Your task is to retype the lines from the opening of the material through the line that includes "const SX = 1.25;". Do not copy the pictures.

* start Data lines *

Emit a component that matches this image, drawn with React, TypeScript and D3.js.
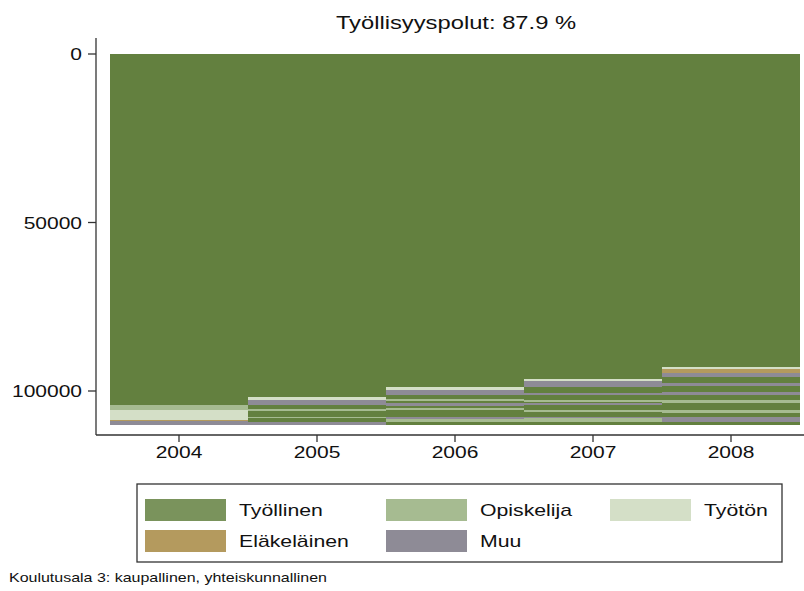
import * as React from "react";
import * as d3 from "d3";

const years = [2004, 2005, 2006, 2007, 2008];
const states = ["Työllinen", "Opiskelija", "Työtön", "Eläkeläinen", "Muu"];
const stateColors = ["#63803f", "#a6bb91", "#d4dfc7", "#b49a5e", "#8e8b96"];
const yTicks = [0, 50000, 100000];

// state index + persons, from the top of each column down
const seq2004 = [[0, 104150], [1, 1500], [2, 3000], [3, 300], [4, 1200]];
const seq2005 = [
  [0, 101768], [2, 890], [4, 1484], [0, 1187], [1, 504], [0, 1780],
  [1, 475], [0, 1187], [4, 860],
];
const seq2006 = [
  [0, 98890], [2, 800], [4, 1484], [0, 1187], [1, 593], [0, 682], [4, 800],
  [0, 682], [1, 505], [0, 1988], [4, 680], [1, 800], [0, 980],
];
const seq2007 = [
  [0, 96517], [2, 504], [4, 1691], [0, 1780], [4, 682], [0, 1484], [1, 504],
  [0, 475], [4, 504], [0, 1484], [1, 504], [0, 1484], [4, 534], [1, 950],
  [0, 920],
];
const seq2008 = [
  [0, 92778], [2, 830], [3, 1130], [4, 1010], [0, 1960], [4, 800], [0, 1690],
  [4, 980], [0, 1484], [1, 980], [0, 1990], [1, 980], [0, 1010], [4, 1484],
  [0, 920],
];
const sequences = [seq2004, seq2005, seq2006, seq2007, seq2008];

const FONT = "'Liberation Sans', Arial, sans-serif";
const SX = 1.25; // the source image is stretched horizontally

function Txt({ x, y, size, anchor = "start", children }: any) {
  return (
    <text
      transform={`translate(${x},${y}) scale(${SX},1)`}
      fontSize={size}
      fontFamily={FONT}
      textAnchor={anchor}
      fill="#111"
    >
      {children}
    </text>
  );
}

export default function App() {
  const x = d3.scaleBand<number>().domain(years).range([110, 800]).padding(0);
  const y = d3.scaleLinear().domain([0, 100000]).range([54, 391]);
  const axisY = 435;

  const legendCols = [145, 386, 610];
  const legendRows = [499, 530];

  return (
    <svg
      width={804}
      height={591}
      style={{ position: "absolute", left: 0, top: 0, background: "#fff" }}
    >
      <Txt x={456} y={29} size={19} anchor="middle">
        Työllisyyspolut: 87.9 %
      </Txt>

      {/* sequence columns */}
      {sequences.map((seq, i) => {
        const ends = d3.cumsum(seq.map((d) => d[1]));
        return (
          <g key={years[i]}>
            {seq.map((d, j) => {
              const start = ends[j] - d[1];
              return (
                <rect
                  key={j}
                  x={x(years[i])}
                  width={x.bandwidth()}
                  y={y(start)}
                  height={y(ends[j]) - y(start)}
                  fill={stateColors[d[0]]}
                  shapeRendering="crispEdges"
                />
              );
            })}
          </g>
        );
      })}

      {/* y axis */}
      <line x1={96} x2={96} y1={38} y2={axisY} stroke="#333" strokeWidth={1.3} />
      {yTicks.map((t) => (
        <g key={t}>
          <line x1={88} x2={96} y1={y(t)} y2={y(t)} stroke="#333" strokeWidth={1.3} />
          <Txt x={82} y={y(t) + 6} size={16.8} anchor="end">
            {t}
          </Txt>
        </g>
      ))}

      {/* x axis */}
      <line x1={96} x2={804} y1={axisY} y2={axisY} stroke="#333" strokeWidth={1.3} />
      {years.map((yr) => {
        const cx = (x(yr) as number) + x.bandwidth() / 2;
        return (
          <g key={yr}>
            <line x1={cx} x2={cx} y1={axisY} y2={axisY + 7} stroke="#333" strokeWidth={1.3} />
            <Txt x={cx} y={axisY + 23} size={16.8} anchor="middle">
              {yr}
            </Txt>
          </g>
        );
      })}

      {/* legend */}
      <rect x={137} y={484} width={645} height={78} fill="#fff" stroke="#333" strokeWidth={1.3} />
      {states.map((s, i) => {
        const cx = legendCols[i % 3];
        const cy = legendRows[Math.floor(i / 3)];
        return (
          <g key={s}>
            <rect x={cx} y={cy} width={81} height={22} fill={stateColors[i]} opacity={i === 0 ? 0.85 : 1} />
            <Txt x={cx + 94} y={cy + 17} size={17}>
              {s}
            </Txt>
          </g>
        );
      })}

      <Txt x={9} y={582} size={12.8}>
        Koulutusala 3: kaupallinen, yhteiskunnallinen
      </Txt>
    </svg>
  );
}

* end Data lines *

Output for this task:
Emit a component that matches this image, drawn with React, TypeScript and D3.js.
import * as React from "react";
import * as d3 from "d3";

const years = [2004, 2005, 2006, 2007, 2008];
const states = ["Työllinen", "Opiskelija", "Työtön", "Eläkeläinen", "Muu"];
const stateColors = ["#63803f", "#a6bb91", "#d4dfc7", "#b49a5e", "#8e8b96"];
const yTicks = [0, 50000, 100000];

// state index + persons, from the top of each column down
const seq2004 = [[0, 104150], [1, 1500], [2, 3000], [3, 300], [4, 1200]];
const seq2005 = [
  [0, 101768], [2, 890], [4, 1484], [0, 1187], [1, 504], [0, 1780],
  [1, 475], [0, 1187], [4, 860],
];
const seq2006 = [
  [0, 98890], [2, 800], [4, 1484], [0, 1187], [1, 593], [0, 682], [4, 800],
  [0, 682], [1, 505], [0, 1988], [4, 680], [1, 800], [0, 980],
];
const seq2007 = [
  [0, 96517], [2, 504], [4, 1691], [0, 1780], [4, 682], [0, 1484], [1, 504],
  [0, 475], [4, 504], [0, 1484], [1, 504], [0, 1484], [4, 534], [1, 950],
  [0, 920],
];
const seq2008 = [
  [0, 92778], [2, 830], [3, 1130], [4, 1010], [0, 1960], [4, 800], [0, 1690],
  [4, 980], [0, 1484], [1, 980], [0, 1990], [1, 980], [0, 1010], [4, 1484],
  [0, 920],
];
const sequences = [seq2004, seq2005, seq2006, seq2007, seq2008];

const FONT = "'Liberation Sans', Arial, sans-serif";
const SX = 1.25; // the source image is stretched horizontally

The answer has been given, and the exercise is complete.